Na última entrevista desta série, com João Castro Caldas, engenheiro agrónomo e professor catedrático jubilado do Instituto Superior de Agronomia, recuamos no tempo pelo norte e centro do interior rural de Portugal até meados do século XX, quando “toda a carga combustível era consumida pelas comunidades agrícolas e pastoris”. Das memórias das férias escolares passadas entre a Lousã e Arcos de Valdevez despontam recordações vivas das queimadas agrícolas que todos os verões pontuavam os cumes das serranias – e de que ninguém fazia caso – e do fabrico generalizado de carvão para consumo doméstico. O pinhal era então uma reserva de recursos para populações que viviam em condições económicas e sociais muito duras.

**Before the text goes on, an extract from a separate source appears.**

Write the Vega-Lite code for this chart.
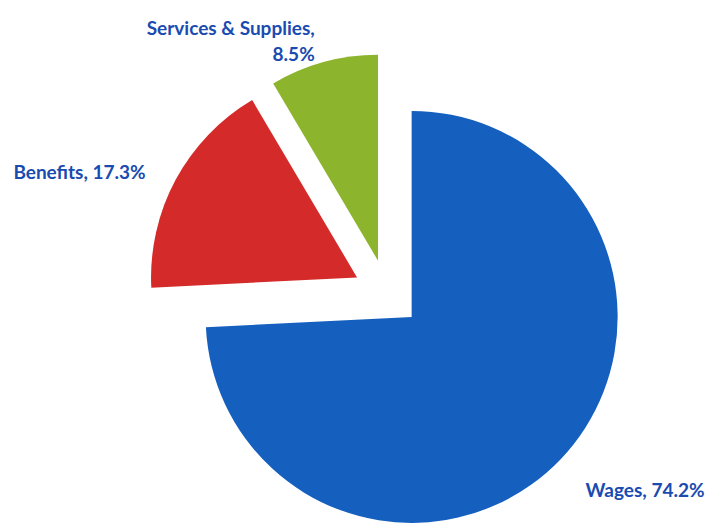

O despovoamento destes territórios decorre a par da própria florestação imposta pelo Estado Novo e da ocorrência dos primeiros grandes incêndios, já na década de 1960, num contexto em que “o engenheiro silvicultor tinha um poder quase militar localmente”. A conversa em torno do lançamento recente da obra A Casa e as Famílias: Entre Douro e Minho depois do Inquérito à Habitação Rural (1943), em que João Castro Caldas colabora, permite-nos regressar ao presente e procurar aferir por um momento o que realmente mudou nestas paisagens, nos últimos oitenta anos, por força da emigração, da democracia e do turismo.
No seu conjunto, estas entrevistas – filmadas e editadas pela realizadora Luísa Homem – constituíram verdadeiras sessões de trabalho assentes na recolha e partilha de informação, na discussão viva de hipóteses de trabalho e no desenvolvimento de caminhos de pesquisa. Ademais, as entrevistas aqui partilhadas, assim como a gravação integral das sessões, representam fontes orais valiosas para a história do fogo em Portugal. Centrada nas ciências que se dedicaram a inquirir e mapear o território português, esta série poderá ser continuada através, naturalmente, da botânica e da ecologia, com o objetivo de identificar a emergência do fogo como factor ecológico na compreensão dos biomas mediterrânicos e, no campo das ciências sociais, através da história e da antropologia, pensando na história social dos campos portugueses e na rica etnologia que se dedicou à recolha e sistematização de práticas e técnicas agrícolas em vias de desaparecer.